Yeah, if we win impressively, we have every reason that we should have the 4th spot in the CFP. If we top them, it’ll be a TWELFTH CONFERENCE TITLE, four times as many as the beef-o cult can claim. We’ll have put another tick in the win column, and another mark on the right side of the series record. None of it matters as much as topping them. None of it is as important as beating them, on their side of the Red River, and for the next 10 months they’ll have to live with the fact that their revival came up one game short at the hands of their "inferior" neighbors to the north. Ten months will stream by with Oklahoma having concluded a burnt-orange resurgence with a crimson-clad beatdown. Ten months will come off your calendar with Tom "MENSA" Herman having been bested by "the guru from Muleshoe." It will mean redemption, resolution, the righting of a horrible, horrible wrong.

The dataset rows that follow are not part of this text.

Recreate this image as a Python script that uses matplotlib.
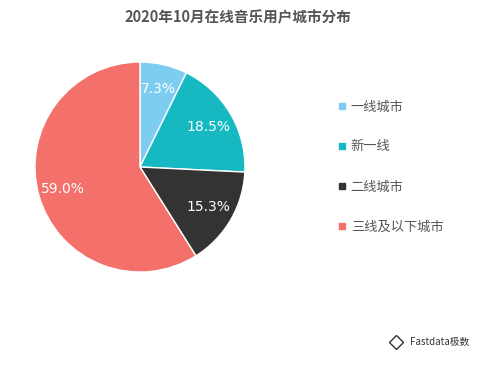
import matplotlib.pyplot as plt
from matplotlib.lines import Line2D

plt.rcParams['font.family'] = ['Noto Sans CJK SC', 'DejaVu Sans']

labels = ['一线城市', '新一线', '二线城市', '三线及以下城市']
values = [7.3, 18.5, 15.3, 59.0]
colors = ['#7dcdf0', '#16b8c2', '#333333', '#f4706a']

fig = plt.figure(figsize=(4.99, 3.66), dpi=100)
ax = fig.add_axes([0.0701, 0.2568, 0.4208, 0.5738])

wedges, texts, autotexts = ax.pie(
    values, colors=colors, startangle=90, counterclock=False,
    autopct='%.1f%%', pctdistance=0.76,
    wedgeprops=dict(edgecolor='white', linewidth=1),
    textprops=dict(color='white', fontsize=10, family=['DejaVu Sans']),
)
# keep the published percentages (they add up to 100.1)
for t, v in zip(autotexts, values):
    t.set_text(f'{v:.1f}%')
ax.set_aspect('equal')
ax.set_xlim(-1.0, 1.0)
ax.set_ylim(-1.0, 1.0)

fig.text(0.476, 0.952, '2020年10月在线音乐用户城市分布', ha='center', va='center',
         fontsize=10.5, fontweight='bold', color='#555555')

handles = [Line2D([0], [0], marker='s', ls='', color=c, markersize=5) for c in colors]
fig.legend(handles, labels, loc='upper left', bbox_to_anchor=(0.65, 0.758),
           frameon=False, fontsize=9.5, labelcolor='#555555',
           labelspacing=2.05, handletextpad=0.3, handlelength=0.8)

fig.text(0.822, 0.065, 'Fastdata极数', ha='left', va='center', fontsize=7, color='#333333')
fig.add_artist(Line2D([0.793], [0.066], marker='D', markersize=7, mfc='white',
                      mec='#333333', mew=1, transform=fig.transFigure))

fig.savefig('out.png', dpi=100)
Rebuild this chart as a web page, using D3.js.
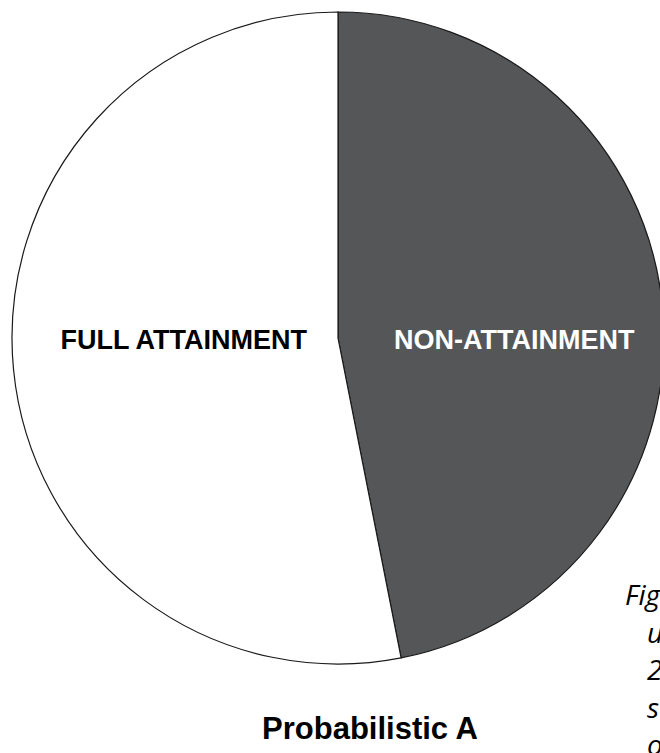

And what if Kyler & Co. can’t conquer OUr foes? If Hollywood can’t cut free? If Ceedee can’t find first downs? If Grant can’t grant us touchdowns? If Carson can’t "banana" his way through the longhorn D? If Lee Morris can’t find the endzone (when that’s all he really does)? If Ruffin’s riders can’t tackle? If Buzzy’s in the wrong gaps? If the Kenneths (Murray & Mann) can’t get Ehlinger on the turf? If LJ Humphries & Collin Johnson beat up Parnell and Tre? If Bookie, Barnes, and DTY don’t make the right reads?
Then we have another 10 months of having to deal with those people and their bragging. The incredibly uneducated and wholly unentertaining trash talk of longhorns fans. The shame. The indignity. The shame (it’s worth saying twice). It’s entirely unbearable, and I for one cannot bear the thought of it. That’s what is at stake this week. That’s why this is more than a game… it’s more than a football game… this is real life being able to not strangle the texas fan that you work with. It’s Christmas without sticking the turkey fork through the hand of that weird drunk of an uncle that roots for texas. It’s truly the noblest cause of all… beating texas… it is quite literally the repelling of evil itself.
Time to win a Big 12 title.
Time to go back to the CFP.
Time to right the wrong.
Time to #Beattexas
Time for the #hornspointdownforever
*FYI: The lack of capitalization is intentional and is entirely meant as a sign of total disrespect. Also, all of the bad words should be used for that worthless bunch of burnt orange garbage.